■ **Data extract**:

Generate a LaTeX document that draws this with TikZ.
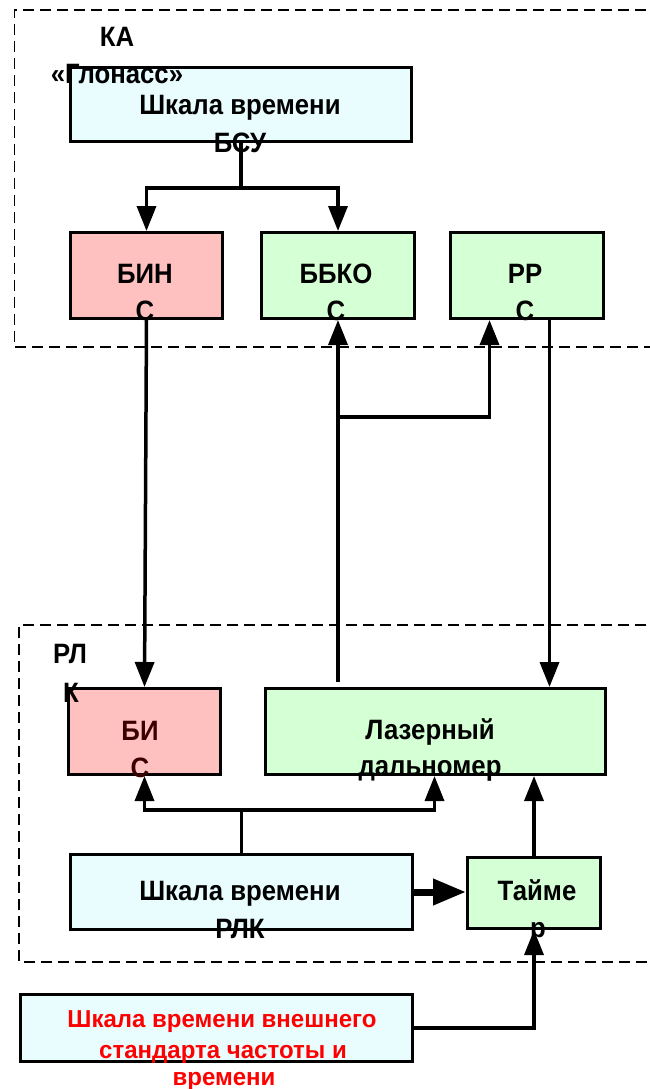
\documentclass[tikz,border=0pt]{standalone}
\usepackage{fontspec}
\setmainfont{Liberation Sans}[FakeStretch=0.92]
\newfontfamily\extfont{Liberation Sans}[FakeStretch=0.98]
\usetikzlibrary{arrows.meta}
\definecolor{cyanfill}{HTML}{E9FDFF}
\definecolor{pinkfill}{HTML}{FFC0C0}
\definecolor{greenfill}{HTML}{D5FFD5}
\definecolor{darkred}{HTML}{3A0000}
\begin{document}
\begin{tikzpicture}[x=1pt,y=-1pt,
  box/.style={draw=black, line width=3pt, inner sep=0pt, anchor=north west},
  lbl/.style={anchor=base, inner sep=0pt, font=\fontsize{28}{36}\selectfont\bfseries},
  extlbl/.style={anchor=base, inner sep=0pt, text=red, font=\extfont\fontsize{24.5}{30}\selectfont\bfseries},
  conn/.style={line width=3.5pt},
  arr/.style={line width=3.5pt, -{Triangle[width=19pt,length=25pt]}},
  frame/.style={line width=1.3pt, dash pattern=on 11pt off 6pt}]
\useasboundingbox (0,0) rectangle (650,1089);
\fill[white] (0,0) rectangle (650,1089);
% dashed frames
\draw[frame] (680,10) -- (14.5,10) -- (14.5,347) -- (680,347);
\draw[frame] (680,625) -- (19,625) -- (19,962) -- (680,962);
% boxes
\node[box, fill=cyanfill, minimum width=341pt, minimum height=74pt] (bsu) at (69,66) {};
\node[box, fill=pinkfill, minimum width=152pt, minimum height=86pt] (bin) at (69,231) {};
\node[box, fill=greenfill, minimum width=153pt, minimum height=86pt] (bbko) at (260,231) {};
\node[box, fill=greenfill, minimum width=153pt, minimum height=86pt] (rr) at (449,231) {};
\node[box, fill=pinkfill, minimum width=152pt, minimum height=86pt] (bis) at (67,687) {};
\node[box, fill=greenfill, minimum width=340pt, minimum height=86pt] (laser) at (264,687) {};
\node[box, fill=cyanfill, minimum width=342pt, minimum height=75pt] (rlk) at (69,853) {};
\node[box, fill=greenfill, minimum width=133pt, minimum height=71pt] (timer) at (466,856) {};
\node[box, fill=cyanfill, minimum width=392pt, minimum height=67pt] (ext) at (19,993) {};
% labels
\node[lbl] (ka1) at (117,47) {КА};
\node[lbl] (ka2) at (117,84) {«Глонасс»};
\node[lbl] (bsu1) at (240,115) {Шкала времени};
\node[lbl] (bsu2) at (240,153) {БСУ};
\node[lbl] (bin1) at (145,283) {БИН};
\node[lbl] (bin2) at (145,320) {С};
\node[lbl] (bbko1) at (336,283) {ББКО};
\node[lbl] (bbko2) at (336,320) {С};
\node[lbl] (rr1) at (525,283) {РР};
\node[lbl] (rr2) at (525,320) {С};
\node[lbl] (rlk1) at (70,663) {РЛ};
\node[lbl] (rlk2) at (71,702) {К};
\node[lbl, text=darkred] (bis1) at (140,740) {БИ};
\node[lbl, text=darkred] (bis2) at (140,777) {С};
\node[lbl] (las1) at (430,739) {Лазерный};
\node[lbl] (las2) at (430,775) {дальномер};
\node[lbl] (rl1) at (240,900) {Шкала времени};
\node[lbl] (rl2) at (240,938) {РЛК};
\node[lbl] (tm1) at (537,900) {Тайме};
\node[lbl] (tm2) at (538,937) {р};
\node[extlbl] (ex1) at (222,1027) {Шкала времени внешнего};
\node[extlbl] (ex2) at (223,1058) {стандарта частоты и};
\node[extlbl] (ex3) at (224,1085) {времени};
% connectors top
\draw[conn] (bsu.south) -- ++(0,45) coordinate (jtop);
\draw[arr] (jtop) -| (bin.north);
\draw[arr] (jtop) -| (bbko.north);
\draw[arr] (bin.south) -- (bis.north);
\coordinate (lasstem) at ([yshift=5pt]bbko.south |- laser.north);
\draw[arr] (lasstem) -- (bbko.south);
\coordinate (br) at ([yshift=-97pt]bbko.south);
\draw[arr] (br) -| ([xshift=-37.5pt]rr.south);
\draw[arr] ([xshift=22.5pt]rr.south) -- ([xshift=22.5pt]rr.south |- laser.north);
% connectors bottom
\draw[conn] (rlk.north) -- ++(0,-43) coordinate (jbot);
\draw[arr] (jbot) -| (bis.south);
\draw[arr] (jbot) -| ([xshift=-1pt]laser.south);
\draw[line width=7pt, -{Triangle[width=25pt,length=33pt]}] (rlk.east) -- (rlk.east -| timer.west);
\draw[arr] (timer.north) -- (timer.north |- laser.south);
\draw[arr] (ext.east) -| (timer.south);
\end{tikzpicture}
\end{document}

■ **Task description**: Each line above is to be copied verbatim. Drop any image from the copy.

■ **Written reply**:
Generate a LaTeX document that draws this with TikZ.
\documentclass[tikz,border=0pt]{standalone}
\usepackage{fontspec}
\setmainfont{Liberation Sans}[FakeStretch=0.92]
\newfontfamily\extfont{Liberation Sans}[FakeStretch=0.98]
\usetikzlibrary{arrows.meta}
\definecolor{cyanfill}{HTML}{E9FDFF}
\definecolor{pinkfill}{HTML}{FFC0C0}
\definecolor{greenfill}{HTML}{D5FFD5}
\definecolor{darkred}{HTML}{3A0000}
\begin{document}
\begin{tikzpicture}[x=1pt,y=-1pt,
  box/.style={draw=black, line width=3pt, inner sep=0pt, anchor=north west},
  lbl/.style={anchor=base, inner sep=0pt, font=\fontsize{28}{36}\selectfont\bfseries},
  extlbl/.style={anchor=base, inner sep=0pt, text=red, font=\extfont\fontsize{24.5}{30}\selectfont\bfseries},
  conn/.style={line width=3.5pt},
  arr/.style={line width=3.5pt, -{Triangle[width=19pt,length=25pt]}},
  frame/.style={line width=1.3pt, dash pattern=on 11pt off 6pt}]
\useasboundingbox (0,0) rectangle (650,1089);
\fill[white] (0,0) rectangle (650,1089);
% dashed frames
\draw[frame] (680,10) -- (14.5,10) -- (14.5,347) -- (680,347);
\draw[frame] (680,625) -- (19,625) -- (19,962) -- (680,962);
% boxes
\node[box, fill=cyanfill, minimum width=341pt, minimum height=74pt] (bsu) at (69,66) {};
\node[box, fill=pinkfill, minimum width=152pt, minimum height=86pt] (bin) at (69,231) {};
\node[box, fill=greenfill, minimum width=153pt, minimum height=86pt] (bbko) at (260,231) {};
\node[box, fill=greenfill, minimum width=153pt, minimum height=86pt] (rr) at (449,231) {};
\node[box, fill=pinkfill, minimum width=152pt, minimum height=86pt] (bis) at (67,687) {};
\node[box, fill=greenfill, minimum width=340pt, minimum height=86pt] (laser) at (264,687) {};
\node[box, fill=cyanfill, minimum width=342pt, minimum height=75pt] (rlk) at (69,853) {};
\node[box, fill=greenfill, minimum width=133pt, minimum height=71pt] (timer) at (466,856) {};
\node[box, fill=cyanfill, minimum width=392pt, minimum height=67pt] (ext) at (19,993) {};
% labels
\node[lbl] (ka1) at (117,47) {КА};
\node[lbl] (ka2) at (117,84) {«Глонасс»};
\node[lbl] (bsu1) at (240,115) {Шкала времени};
\node[lbl] (bsu2) at (240,153) {БСУ};
\node[lbl] (bin1) at (145,283) {БИН};
\node[lbl] (bin2) at (145,320) {С};
\node[lbl] (bbko1) at (336,283) {ББКО};
\node[lbl] (bbko2) at (336,320) {С};
\node[lbl] (rr1) at (525,283) {РР};
\node[lbl] (rr2) at (525,320) {С};
\node[lbl] (rlk1) at (70,663) {РЛ};
\node[lbl] (rlk2) at (71,702) {К};
\node[lbl, text=darkred] (bis1) at (140,740) {БИ};
\node[lbl, text=darkred] (bis2) at (140,777) {С};
\node[lbl] (las1) at (430,739) {Лазерный};
\node[lbl] (las2) at (430,775) {дальномер};
\node[lbl] (rl1) at (240,900) {Шкала времени};
\node[lbl] (rl2) at (240,938) {РЛК};
\node[lbl] (tm1) at (537,900) {Тайме};
\node[lbl] (tm2) at (538,937) {р};
\node[extlbl] (ex1) at (222,1027) {Шкала времени внешнего};
\node[extlbl] (ex2) at (223,1058) {стандарта частоты и};
\node[extlbl] (ex3) at (224,1085) {времени};
% connectors top
\draw[conn] (bsu.south) -- ++(0,45) coordinate (jtop);
\draw[arr] (jtop) -| (bin.north);
\draw[arr] (jtop) -| (bbko.north);
\draw[arr] (bin.south) -- (bis.north);
\coordinate (lasstem) at ([yshift=5pt]bbko.south |- laser.north);
\draw[arr] (lasstem) -- (bbko.south);
\coordinate (br) at ([yshift=-97pt]bbko.south);
\draw[arr] (br) -| ([xshift=-37.5pt]rr.south);
\draw[arr] ([xshift=22.5pt]rr.south) -- ([xshift=22.5pt]rr.south |- laser.north);
% connectors bottom
\draw[conn] (rlk.north) -- ++(0,-43) coordinate (jbot);
\draw[arr] (jbot) -| (bis.south);
\draw[arr] (jbot) -| ([xshift=-1pt]laser.south);
\draw[line width=7pt, -{Triangle[width=25pt,length=33pt]}] (rlk.east) -- (rlk.east -| timer.west);
\draw[arr] (timer.north) -- (timer.north |- laser.south);
\draw[arr] (ext.east) -| (timer.south);
\end{tikzpicture}
\end{document}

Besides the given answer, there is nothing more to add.